By contrast, Ronald Walters, the University of Maryland political scientist whom Williams acknowledges in the book as one of “my political insiders,” considers “Enough,” “unfortunate.”
African-Americans are in a unique situation, in “this very public discussion of how screwed up we are and what it would take to fix it,” Walters said. “What we need is a thoughtful approach, not this public theater.”
Cosby, in startling remarks at a ceremony marking the 50th anniversary of the Supreme Court’s Brown decision, declared that the black poor were “not holding their end in this deal,” and that the time had come for them to pull up their pants and lead more disciplined lives.
In fact, according to a Pew Research Center study released last year, 37 percent of African-Americans said that “discrimination is the reason blacks don’t get ahead,” while 49 percent believed that “blacks are responsible for their own condition.” Interestingly, lower-income blacks were most likely to pick personal responsibility.
Of course, most respondents may blame a bit of both. But Williams believes that at a time when only 43 percent of black males graduate from high school with a regular diploma and 44 percent of the prison population is black, the choice of emphasis is decisive.
“I think it’s a crucial dividing line at the start of the 21st Century,” he said in an interview.
“We have people who are locked into fights that took place not just a generation ago, but many generations ago, and their fight is against the color line and to play on white guilt.”
Williams faults leaders like Sharpton and Jackson for a “stifling echo chamber” of stale ideas. He faults politicians like Barry and James for building self-serving machines on the back of black empowerment.
His message to young blacks: Follow a few rules and “there’s almost no chance of being poor.” Stay in school. Stay in the work force. Don’t have a baby out of wedlock. Don’t get married until your twenties.
Williams, who was born in Panama and came to New York at 4, has never been a cookie-cutter liberal.
During the Clarence Thomas confirmation hearings in 1991, he penned a controversial piece for The Washington Post defending Thomas. “In pursuit of abuses by a conservative president, the liberals have become the abusive monsters,” he wrote.
In June 2004, he wrote an opinion piece for The New York Times on President Bush’s potential appeal to black voters. Williams’ son, Antonio, a Republican, is running this year for a seat on the D.C. City Council.

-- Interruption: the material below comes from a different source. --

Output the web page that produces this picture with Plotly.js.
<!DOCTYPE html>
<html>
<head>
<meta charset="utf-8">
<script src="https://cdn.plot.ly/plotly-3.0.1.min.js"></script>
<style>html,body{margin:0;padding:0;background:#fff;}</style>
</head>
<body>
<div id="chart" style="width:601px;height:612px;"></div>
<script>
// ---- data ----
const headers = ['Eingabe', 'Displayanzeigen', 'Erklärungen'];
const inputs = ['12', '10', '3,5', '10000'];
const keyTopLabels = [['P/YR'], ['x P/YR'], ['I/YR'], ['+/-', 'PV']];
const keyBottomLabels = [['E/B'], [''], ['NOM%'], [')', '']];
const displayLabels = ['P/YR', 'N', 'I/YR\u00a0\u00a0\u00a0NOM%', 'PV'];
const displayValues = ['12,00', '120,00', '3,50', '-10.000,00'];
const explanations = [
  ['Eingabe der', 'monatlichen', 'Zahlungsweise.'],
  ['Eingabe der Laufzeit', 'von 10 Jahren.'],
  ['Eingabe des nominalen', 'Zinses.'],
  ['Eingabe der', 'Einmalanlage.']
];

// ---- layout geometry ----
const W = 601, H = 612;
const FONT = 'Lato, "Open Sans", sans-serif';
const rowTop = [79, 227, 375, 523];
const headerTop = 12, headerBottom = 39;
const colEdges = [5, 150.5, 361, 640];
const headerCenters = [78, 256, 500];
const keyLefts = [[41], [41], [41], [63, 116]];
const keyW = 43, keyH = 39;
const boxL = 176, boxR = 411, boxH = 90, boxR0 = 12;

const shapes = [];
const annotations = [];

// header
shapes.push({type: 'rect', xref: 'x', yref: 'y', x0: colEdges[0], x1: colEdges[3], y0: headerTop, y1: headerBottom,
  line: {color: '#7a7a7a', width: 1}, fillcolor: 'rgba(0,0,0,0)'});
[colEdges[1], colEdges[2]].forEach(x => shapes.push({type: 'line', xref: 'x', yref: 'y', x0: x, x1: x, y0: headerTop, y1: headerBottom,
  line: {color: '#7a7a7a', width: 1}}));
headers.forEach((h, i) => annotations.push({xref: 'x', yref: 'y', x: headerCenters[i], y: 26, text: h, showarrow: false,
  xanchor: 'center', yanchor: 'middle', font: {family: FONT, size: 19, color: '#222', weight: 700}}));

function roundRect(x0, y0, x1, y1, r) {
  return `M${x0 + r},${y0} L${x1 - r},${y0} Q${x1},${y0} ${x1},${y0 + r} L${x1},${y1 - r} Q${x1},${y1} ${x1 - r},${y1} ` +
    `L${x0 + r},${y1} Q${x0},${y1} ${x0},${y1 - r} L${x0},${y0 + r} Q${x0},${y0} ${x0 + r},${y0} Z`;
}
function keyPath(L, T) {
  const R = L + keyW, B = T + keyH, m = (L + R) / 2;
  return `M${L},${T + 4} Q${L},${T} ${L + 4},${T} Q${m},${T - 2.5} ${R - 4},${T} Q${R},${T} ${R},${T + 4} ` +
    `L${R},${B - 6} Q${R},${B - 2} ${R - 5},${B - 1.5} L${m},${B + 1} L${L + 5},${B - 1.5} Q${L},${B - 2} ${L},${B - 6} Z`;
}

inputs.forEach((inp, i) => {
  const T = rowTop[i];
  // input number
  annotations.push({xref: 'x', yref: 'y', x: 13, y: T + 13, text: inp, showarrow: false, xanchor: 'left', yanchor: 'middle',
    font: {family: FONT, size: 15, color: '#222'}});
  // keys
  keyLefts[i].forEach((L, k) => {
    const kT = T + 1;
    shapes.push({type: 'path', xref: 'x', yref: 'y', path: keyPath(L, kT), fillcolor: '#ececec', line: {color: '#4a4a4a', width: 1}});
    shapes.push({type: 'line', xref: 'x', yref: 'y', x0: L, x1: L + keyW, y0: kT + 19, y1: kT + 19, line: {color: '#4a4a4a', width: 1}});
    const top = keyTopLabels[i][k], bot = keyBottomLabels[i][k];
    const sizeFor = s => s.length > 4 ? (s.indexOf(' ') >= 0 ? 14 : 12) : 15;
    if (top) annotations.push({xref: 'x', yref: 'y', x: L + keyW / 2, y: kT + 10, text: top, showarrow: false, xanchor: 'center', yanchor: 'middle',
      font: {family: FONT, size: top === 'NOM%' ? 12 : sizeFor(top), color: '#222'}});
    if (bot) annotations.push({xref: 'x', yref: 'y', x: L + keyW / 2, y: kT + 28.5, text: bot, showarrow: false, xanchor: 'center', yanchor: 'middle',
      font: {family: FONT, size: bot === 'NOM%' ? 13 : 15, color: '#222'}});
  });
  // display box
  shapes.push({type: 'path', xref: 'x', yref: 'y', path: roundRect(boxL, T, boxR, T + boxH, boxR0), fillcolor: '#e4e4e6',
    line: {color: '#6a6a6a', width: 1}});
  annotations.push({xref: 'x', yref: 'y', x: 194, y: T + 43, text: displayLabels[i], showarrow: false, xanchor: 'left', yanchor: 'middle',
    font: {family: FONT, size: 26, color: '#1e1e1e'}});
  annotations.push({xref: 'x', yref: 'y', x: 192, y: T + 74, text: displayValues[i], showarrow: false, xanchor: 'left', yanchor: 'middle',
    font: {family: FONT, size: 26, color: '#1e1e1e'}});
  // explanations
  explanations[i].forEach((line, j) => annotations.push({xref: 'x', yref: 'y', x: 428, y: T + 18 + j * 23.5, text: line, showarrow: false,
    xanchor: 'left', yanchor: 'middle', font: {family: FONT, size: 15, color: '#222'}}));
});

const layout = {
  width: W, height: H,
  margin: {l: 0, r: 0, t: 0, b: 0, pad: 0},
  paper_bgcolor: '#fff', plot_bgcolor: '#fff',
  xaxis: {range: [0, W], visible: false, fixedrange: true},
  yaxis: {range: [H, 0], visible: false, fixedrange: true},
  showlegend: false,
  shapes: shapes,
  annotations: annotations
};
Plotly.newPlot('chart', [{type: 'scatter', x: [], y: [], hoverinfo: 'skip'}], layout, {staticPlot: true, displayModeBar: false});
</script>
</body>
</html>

Williams feels his own career hit a “glass ceiling.”
“You look at who the anchormen are in American life. I don’t see black people,” he said. “My ambition when I started out (in newspapers) was to be a managing editor. Now that is something that may be more possible for a younger generation, but for my generation that is still exceptional.”
He believes some venues won’t touch Enough, because it violates liberal taboos.

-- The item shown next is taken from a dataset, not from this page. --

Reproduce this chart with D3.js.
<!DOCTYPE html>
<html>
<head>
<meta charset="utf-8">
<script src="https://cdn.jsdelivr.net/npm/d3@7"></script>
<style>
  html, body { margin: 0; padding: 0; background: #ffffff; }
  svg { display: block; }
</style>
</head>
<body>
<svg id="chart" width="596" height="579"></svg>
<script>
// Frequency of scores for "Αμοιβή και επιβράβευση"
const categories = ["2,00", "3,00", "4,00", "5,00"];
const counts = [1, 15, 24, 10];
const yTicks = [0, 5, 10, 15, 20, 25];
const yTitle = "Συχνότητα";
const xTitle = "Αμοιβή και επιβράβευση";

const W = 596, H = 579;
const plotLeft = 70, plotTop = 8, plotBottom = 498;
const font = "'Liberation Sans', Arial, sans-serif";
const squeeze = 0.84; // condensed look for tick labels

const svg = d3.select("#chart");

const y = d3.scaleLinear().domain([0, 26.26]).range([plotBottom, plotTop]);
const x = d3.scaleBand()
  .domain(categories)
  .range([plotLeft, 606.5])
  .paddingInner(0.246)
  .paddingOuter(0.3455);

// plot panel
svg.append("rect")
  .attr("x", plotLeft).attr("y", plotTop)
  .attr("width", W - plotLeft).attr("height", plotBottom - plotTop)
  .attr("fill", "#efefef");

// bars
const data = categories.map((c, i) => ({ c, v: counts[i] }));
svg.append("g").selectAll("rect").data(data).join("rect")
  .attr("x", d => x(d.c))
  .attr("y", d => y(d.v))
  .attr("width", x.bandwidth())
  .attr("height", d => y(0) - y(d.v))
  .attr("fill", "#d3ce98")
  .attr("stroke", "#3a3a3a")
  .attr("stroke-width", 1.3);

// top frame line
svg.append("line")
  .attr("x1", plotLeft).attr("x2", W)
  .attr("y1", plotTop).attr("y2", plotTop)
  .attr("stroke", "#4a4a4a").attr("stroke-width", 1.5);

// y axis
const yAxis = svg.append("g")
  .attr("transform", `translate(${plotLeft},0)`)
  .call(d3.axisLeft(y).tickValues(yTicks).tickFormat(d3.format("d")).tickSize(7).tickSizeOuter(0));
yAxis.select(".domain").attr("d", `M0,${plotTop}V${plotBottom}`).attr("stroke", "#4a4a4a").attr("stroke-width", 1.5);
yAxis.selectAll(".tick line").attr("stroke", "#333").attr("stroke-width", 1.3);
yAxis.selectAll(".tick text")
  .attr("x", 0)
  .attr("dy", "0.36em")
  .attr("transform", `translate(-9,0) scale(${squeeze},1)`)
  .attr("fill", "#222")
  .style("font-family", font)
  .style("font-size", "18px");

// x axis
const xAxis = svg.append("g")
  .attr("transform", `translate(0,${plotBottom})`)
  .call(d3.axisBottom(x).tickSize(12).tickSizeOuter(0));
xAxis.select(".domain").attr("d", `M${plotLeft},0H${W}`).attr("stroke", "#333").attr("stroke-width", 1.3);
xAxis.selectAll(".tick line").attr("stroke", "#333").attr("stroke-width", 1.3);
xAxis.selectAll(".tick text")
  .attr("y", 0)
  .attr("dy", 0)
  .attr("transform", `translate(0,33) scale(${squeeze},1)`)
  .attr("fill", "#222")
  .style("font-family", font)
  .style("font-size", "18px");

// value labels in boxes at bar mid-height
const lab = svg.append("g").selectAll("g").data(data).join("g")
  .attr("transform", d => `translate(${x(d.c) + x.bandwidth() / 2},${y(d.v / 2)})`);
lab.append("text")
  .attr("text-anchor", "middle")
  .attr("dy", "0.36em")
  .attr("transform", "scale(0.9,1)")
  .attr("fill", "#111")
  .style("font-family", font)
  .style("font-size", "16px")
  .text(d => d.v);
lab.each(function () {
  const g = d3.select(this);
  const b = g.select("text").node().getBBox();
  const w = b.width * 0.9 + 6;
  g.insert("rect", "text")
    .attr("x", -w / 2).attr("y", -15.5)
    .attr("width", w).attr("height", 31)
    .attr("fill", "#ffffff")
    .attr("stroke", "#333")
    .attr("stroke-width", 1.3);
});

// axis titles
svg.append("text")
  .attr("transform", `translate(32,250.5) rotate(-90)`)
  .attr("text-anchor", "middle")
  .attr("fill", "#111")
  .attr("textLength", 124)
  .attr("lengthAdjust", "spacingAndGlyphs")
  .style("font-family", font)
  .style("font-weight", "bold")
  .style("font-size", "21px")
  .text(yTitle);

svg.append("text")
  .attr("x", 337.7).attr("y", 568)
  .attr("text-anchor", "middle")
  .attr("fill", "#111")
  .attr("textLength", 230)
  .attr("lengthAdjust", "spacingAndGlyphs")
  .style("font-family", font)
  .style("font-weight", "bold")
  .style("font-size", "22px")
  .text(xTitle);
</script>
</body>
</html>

“I can’t get on the (network) morning talk shows,” Williams said. “They don’t want someone who is shaking up the pot, especially when it comes to debate about race in America.”
“For this grievous offense,” Michael Reagan wrote after Williams appeared on his radio show, “he has been cast into the outer darkness.”
The “outer darkness” includes appearances on NPR’s Morning Edition and The Diane Rehm Show, and a sometimes heated interview with Dyson on the Book TV show After Words on CSPAN2.
Williams said he would like his book to be seen in the tradition of James Baldwin’s 1963 classic, “The Fire Next Time.”
But University of Michigan historian Angela Dillard thinks the noteworthy book this year is Tavis Smiley’s edited volume, A Covenant with Black America, published by Third World Press, which topped The New York Times non-fiction paperback best-seller list and drew large crowds to town hall meetings across the country.
“I think people are really hungry for food for thought,” she said, “and it isn’t this cranky back-and-forth between Bill Cosby, Michael Eric Dyson and Juan Williams.”